We are extremely fortunate to live in a beautiful part of rural North Kerry, two miles from Abbeydorney village. As part of the political class, for the past number of years you have been part of a political culture that has stood over the closure of railways, creameries, small shops, post offices and Garda stations. I and approximately 1.3 million people like me, rustics, if your Kilkenny brain can get around that word, are also confined to our homes at night for no longer can we go for a pint, or a game of cards, meet our friends or even discuss the quite amazing cock-up you and your ilk are making of this country. You were on national radio at the weekend with your usual arrogance and bullyboy tactics threatening to change the data protection laws to get access to names and addresses of us mere rustics so you can grab your household levy.
I have a little message for you and the Data Commissioner.
My details on all my utility bills are for each utility only, and I am willing to go to the High Court if any utility company hand over these details to your Sturmbannfurhers.
Why should I pay that household charge? We have our own well, we pay a private rubbish collection, we have no rural transport and our roads are God awful; in fact I remarked that they have better roads in Darfur some time ago. Your colleague Ruairi Quinn is doing his damnedest to close rural schools; in fact, this guy has done more damage to education and the teaching profession than all the previous education ministers put together. This is just another nail in the coffin of rural Ireland, this by politicians who I am convinced believed that the world ends or begins at Newlands Cross or Balbriggan.
We are all willing to do our share to get our economy up and running, some more than others. My teaching colleagues and I have taken a wage drop of 15% in the last two years whereas those who have caused the problems are laughing at the ordinary folk ably abetted by you and your ilk.

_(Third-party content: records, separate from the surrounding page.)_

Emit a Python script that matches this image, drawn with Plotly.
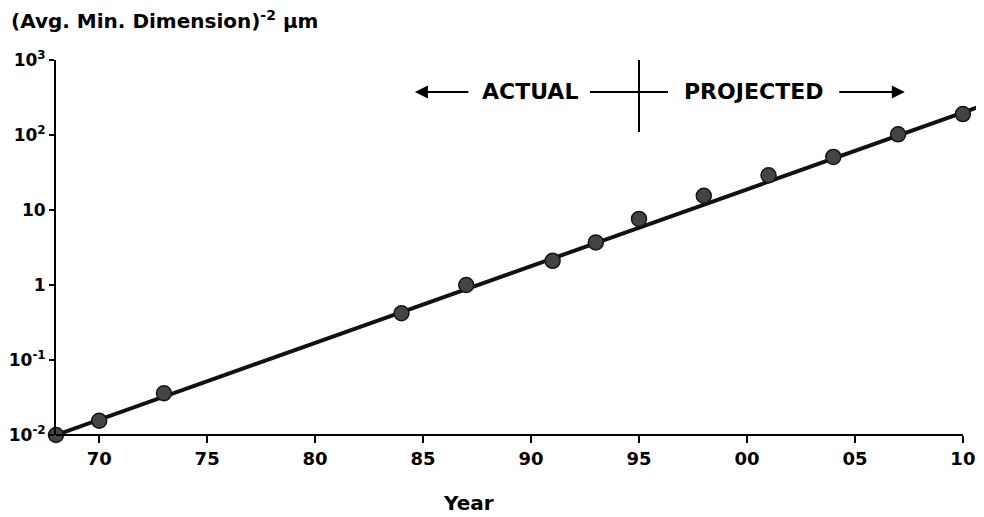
import plotly.graph_objects as go

# ---- data ----
years = [1968, 1970, 1973, 1984, 1987, 1991, 1993, 1995, 1998, 2001, 2004, 2007, 2010]
values = [0.01, 0.0155, 0.036, 0.42, 1.0, 2.1, 3.7, 7.6, 15.5, 29, 51, 102, 190]

trend_years = [1968, 2010.7]
trend_values = [0.01, 235]

x_tick_vals = [1970, 1975, 1980, 1985, 1990, 1995, 2000, 2005, 2010]
x_tick_text = ["70", "75", "80", "85", "90", "95", "00", "05", "10"]

y_tick_vals = [0.01, 0.1, 1, 10, 100, 1000]
y_tick_text = ["10<sup>-2</sup>", "10<sup>-1</sup>", "1", "10", "10<sup>2</sup>", "10<sup>3</sup>"]

divider_year = 1995
FONT = "DejaVu Sans"

fig = go.Figure()

fig.add_trace(go.Scatter(
    x=trend_years, y=trend_values, mode="lines",
    line=dict(color="#111111", width=4),
    hoverinfo="skip", showlegend=False,
))
fig.add_trace(go.Scatter(
    x=years, y=values, mode="markers",
    marker=dict(size=15, color="#444444", line=dict(color="#151515", width=1.5)),
    cliponaxis=False, showlegend=False,
))

fig.update_xaxes(
    range=[1968, 2010.7], showline=False, showgrid=False, zeroline=False,
    automargin=False,
    ticks="outside", ticklen=7, tickwidth=2, tickcolor="black",
    tickvals=x_tick_vals, ticktext=x_tick_text,
    tickfont=dict(family=FONT, size=18, color="black", weight="bold"),
)
fig.update_yaxes(
    type="log", range=[-2, 3], showline=True, linewidth=2, linecolor="black",
    showgrid=False, zeroline=False, automargin=False,
    ticks="outside", ticklen=5, tickwidth=2, tickcolor="black",
    tickvals=y_tick_vals, ticktext=y_tick_text,
    tickfont=dict(family=FONT, size=17, color="black", weight="bold"),
)

shapes = [
    # x axis line (ends at the last tick)
    dict(type="line", xref="x", yref="paper", x0=1968, x1=2010, y0=0, y1=0,
         line=dict(color="black", width=2)),
    # actual / projected divider
    dict(type="line", xref="x", yref="paper", x0=divider_year, x1=divider_year,
         y0=0.808, y1=1.0, line=dict(color="black", width=2)),
    dict(type="line", xref="x", yref="paper", x0=1992.73, x1=1996.34,
         y0=0.9147, y1=0.9147, line=dict(color="black", width=2)),
]

annotations = [
    dict(text="<b>(Avg. Min. Dimension)<sup>-2</sup> μm</b>", xref="paper", yref="paper",
         x=-0.051, y=1.107, xanchor="left", yanchor="middle", showarrow=False,
         font=dict(family=FONT, size=20, color="black")),
    dict(text="<b>Year</b>", xref="x", yref="paper", x=1987.1, y=-0.181,
         xanchor="center", yanchor="middle", showarrow=False,
         font=dict(family=FONT, size=20, color="black")),
    dict(text="<b>ACTUAL</b>", xref="x", yref="paper", x=1989.95, y=0.9147,
         xanchor="center", yanchor="middle", showarrow=False,
         font=dict(family=FONT, size=22, color="black")),
    dict(text="<b>PROJECTED</b>", xref="x", yref="paper", x=2000.28, y=0.9147,
         xanchor="center", yanchor="middle", showarrow=False,
         font=dict(family=FONT, size=22, color="black")),
    dict(text="", xref="x", yref="paper", x=1984.62, y=0.9147, ax=55, ay=0,
         showarrow=True, arrowhead=2, arrowsize=1.3, arrowwidth=2, arrowcolor="black"),
    dict(text="", xref="x", yref="paper", x=2007.31, y=0.9147, ax=-67, ay=0,
         showarrow=True, arrowhead=2, arrowsize=1.3, arrowwidth=2, arrowcolor="black"),
]

# The page body has an 8px default margin, so the figure is sized and
# offset to land on the same pixels as the reference.
fig.update_layout(
    width=976, height=509,
    margin=dict(l=48, r=6, t=52, b=82),
    paper_bgcolor="white", plot_bgcolor="white",
    shapes=shapes, annotations=annotations,
    showlegend=False,
)

fig.write_html("out.html")
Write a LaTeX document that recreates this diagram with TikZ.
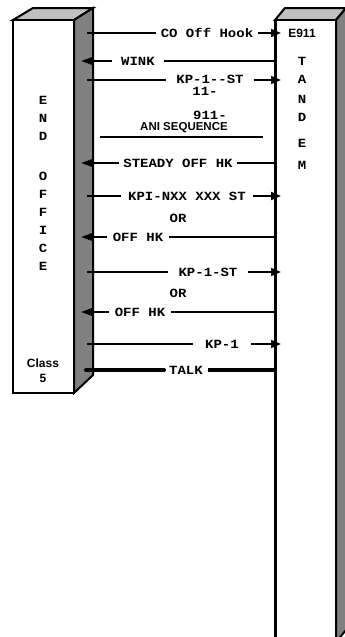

Are you capable of forward thinking? Take the issue of one pint or less for us mere rustics when driving. Supposing you got a brainwave and suggested to young Leo rustics living within, say, an eight kilometre radius of their rural pub be allowed have, say, two pints and be allowed drive home in peace, would that tax your brains too much? Or, in the area of charging people for household and septic tanks, that you adopt a dialogue attitude and less bluster and bull. I wait in hope.